[start of Given material]

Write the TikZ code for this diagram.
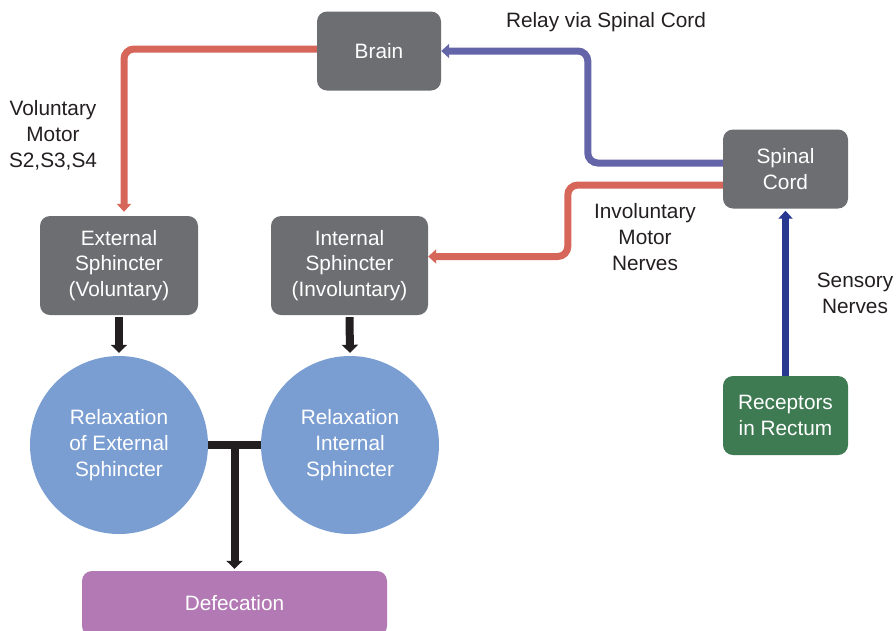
\documentclass[tikz,border=0pt]{standalone}
\usepackage{fontspec}
\setmainfont{Liberation Sans}
\usetikzlibrary{arrows.meta}
\definecolor{organgray}{HTML}{6D6E71}
\definecolor{relaxblue}{HTML}{7B9ED2}
\definecolor{defecpurple}{HTML}{B279B4}
\definecolor{receptgreen}{HTML}{3E7B52}
\definecolor{motorred}{HTML}{D6655A}
\definecolor{relayblue}{HTML}{6365A8}
\definecolor{sensoryblue}{HTML}{283891}
\definecolor{linkblack}{HTML}{231F20}
\tikzset{organ/.style={fill=organgray, text=white, rounded corners=10pt, align=center, inner sep=0pt, minimum width=#1pt, minimum height=79pt}}
\tikzset{relax/.style={circle, fill=relaxblue, text=white, align=center, inner sep=0pt, minimum size=178pt}}
\tikzset{nervetext/.style={align=center, text=linkblack, inner sep=0pt}}
\tikzset{motor/.style={draw=motorred, line width=7pt, rounded corners=10pt, -{Triangle[width=14pt, length=8pt]}}}
\tikzset{relay/.style={draw=relayblue, line width=7pt, rounded corners=10pt, -{Triangle[width=14pt, length=8pt]}}}
\tikzset{sensory/.style={draw=sensoryblue, line width=7pt, -{Triangle[width=14pt, length=8pt]}}}
\tikzset{link/.style={draw=linkblack, line width=8pt}}
\begin{document}
\begin{tikzpicture}[x=1pt, y=-1pt, font=\fontsize{20.8}{25.8}\selectfont]
    \useasboundingbox (0,0) rectangle (896,630);
    \node[organ=124] (brain) at (379,51) {Brain};
    \node[organ=125] (spinal) at (785.5,169) {Spinal\\Cord};
    \node[organ=158, minimum height=99pt] (extern) at (119,265.5) {External\\Sphincter\\(Voluntary)};
    \node[organ=157, minimum height=99pt] (intern) at (349.5,265.5) {Internal\\Sphincter\\(Involuntary)};
    \node[organ=125, fill=receptgreen] (recept) at (785.5,415.5) {Receptors\\in Rectum};
    \node[relax] (relaxext) at (119,445) {Relaxation\\of External\\Sphincter};
    \node[relax] (relaxint) at (350,445) {Relaxation\\Internal\\Sphincter};
    \node[organ=305, minimum height=65pt, fill=defecpurple] (defec) at (234.5,603.5) {Defecation};
    \node[nervetext] (relaytext) at (606,22) {Relay via Spinal Cord};
    \node[nervetext] (voltext) at (53,135.5) {Voluntary\\Motor\\S2,S3,S4};
    \node[nervetext] (invtext) at (645,237) {Involuntary\\Motor\\Nerves};
    \node[nervetext] (senstext) at (855,293.5) {Sensory\\Nerves};
    % nerve pathways
    \draw[motor, shorten >=4pt] ([yshift=2pt]brain.west) -| ([xshift=5pt]extern.north);
    \draw[relay] ([yshift=6pt]spinal.west) -- ++(-135,0) |- (brain.east);
    \draw[motor] ([yshift=-16pt]spinal.west) -- ++(-155,0) |- ([yshift=9pt]intern.east);
    \draw[sensory, shorten >=2pt] (recept.north) -- (spinal.south);
    % sphincters to defecation
    \foreach \from/\to in {extern/relaxext, intern/relaxint} {
        \draw[link, -{Triangle[width=16pt, length=8pt]}, shorten <=2pt, shorten >=3pt] (\from.south) -- (\to.north);
    }
    \draw[link] (relaxext.east) -- coordinate (tee) (relaxint.west);
    \draw[link, -{Triangle[width=16pt, length=8pt]}, shorten >=2pt] (tee) -- (defec.north);
\end{tikzpicture}
\end{document}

[end of Given material]

# Instructions to follow
Your copy of the data above should match it exactly, except that pictures are left out.

# Task output
Write the TikZ code for this diagram.
\documentclass[tikz,border=0pt]{standalone}
\usepackage{fontspec}
\setmainfont{Liberation Sans}
\usetikzlibrary{arrows.meta}
\definecolor{organgray}{HTML}{6D6E71}
\definecolor{relaxblue}{HTML}{7B9ED2}
\definecolor{defecpurple}{HTML}{B279B4}
\definecolor{receptgreen}{HTML}{3E7B52}
\definecolor{motorred}{HTML}{D6655A}
\definecolor{relayblue}{HTML}{6365A8}
\definecolor{sensoryblue}{HTML}{283891}
\definecolor{linkblack}{HTML}{231F20}
\tikzset{organ/.style={fill=organgray, text=white, rounded corners=10pt, align=center, inner sep=0pt, minimum width=#1pt, minimum height=79pt}}
\tikzset{relax/.style={circle, fill=relaxblue, text=white, align=center, inner sep=0pt, minimum size=178pt}}
\tikzset{nervetext/.style={align=center, text=linkblack, inner sep=0pt}}
\tikzset{motor/.style={draw=motorred, line width=7pt, rounded corners=10pt, -{Triangle[width=14pt, length=8pt]}}}
\tikzset{relay/.style={draw=relayblue, line width=7pt, rounded corners=10pt, -{Triangle[width=14pt, length=8pt]}}}
\tikzset{sensory/.style={draw=sensoryblue, line width=7pt, -{Triangle[width=14pt, length=8pt]}}}
\tikzset{link/.style={draw=linkblack, line width=8pt}}
\begin{document}
\begin{tikzpicture}[x=1pt, y=-1pt, font=\fontsize{20.8}{25.8}\selectfont]
    \useasboundingbox (0,0) rectangle (896,630);
    \node[organ=124] (brain) at (379,51) {Brain};
    \node[organ=125] (spinal) at (785.5,169) {Spinal\\Cord};
    \node[organ=158, minimum height=99pt] (extern) at (119,265.5) {External\\Sphincter\\(Voluntary)};
    \node[organ=157, minimum height=99pt] (intern) at (349.5,265.5) {Internal\\Sphincter\\(Involuntary)};
    \node[organ=125, fill=receptgreen] (recept) at (785.5,415.5) {Receptors\\in Rectum};
    \node[relax] (relaxext) at (119,445) {Relaxation\\of External\\Sphincter};
    \node[relax] (relaxint) at (350,445) {Relaxation\\Internal\\Sphincter};
    \node[organ=305, minimum height=65pt, fill=defecpurple] (defec) at (234.5,603.5) {Defecation};
    \node[nervetext] (relaytext) at (606,22) {Relay via Spinal Cord};
    \node[nervetext] (voltext) at (53,135.5) {Voluntary\\Motor\\S2,S3,S4};
    \node[nervetext] (invtext) at (645,237) {Involuntary\\Motor\\Nerves};
    \node[nervetext] (senstext) at (855,293.5) {Sensory\\Nerves};
    % nerve pathways
    \draw[motor, shorten >=4pt] ([yshift=2pt]brain.west) -| ([xshift=5pt]extern.north);
    \draw[relay] ([yshift=6pt]spinal.west) -- ++(-135,0) |- (brain.east);
    \draw[motor] ([yshift=-16pt]spinal.west) -- ++(-155,0) |- ([yshift=9pt]intern.east);
    \draw[sensory, shorten >=2pt] (recept.north) -- (spinal.south);
    % sphincters to defecation
    \foreach \from/\to in {extern/relaxext, intern/relaxint} {
        \draw[link, -{Triangle[width=16pt, length=8pt]}, shorten <=2pt, shorten >=3pt] (\from.south) -- (\to.north);
    }
    \draw[link] (relaxext.east) -- coordinate (tee) (relaxint.west);
    \draw[link, -{Triangle[width=16pt, length=8pt]}, shorten >=2pt] (tee) -- (defec.north);
\end{tikzpicture}
\end{document}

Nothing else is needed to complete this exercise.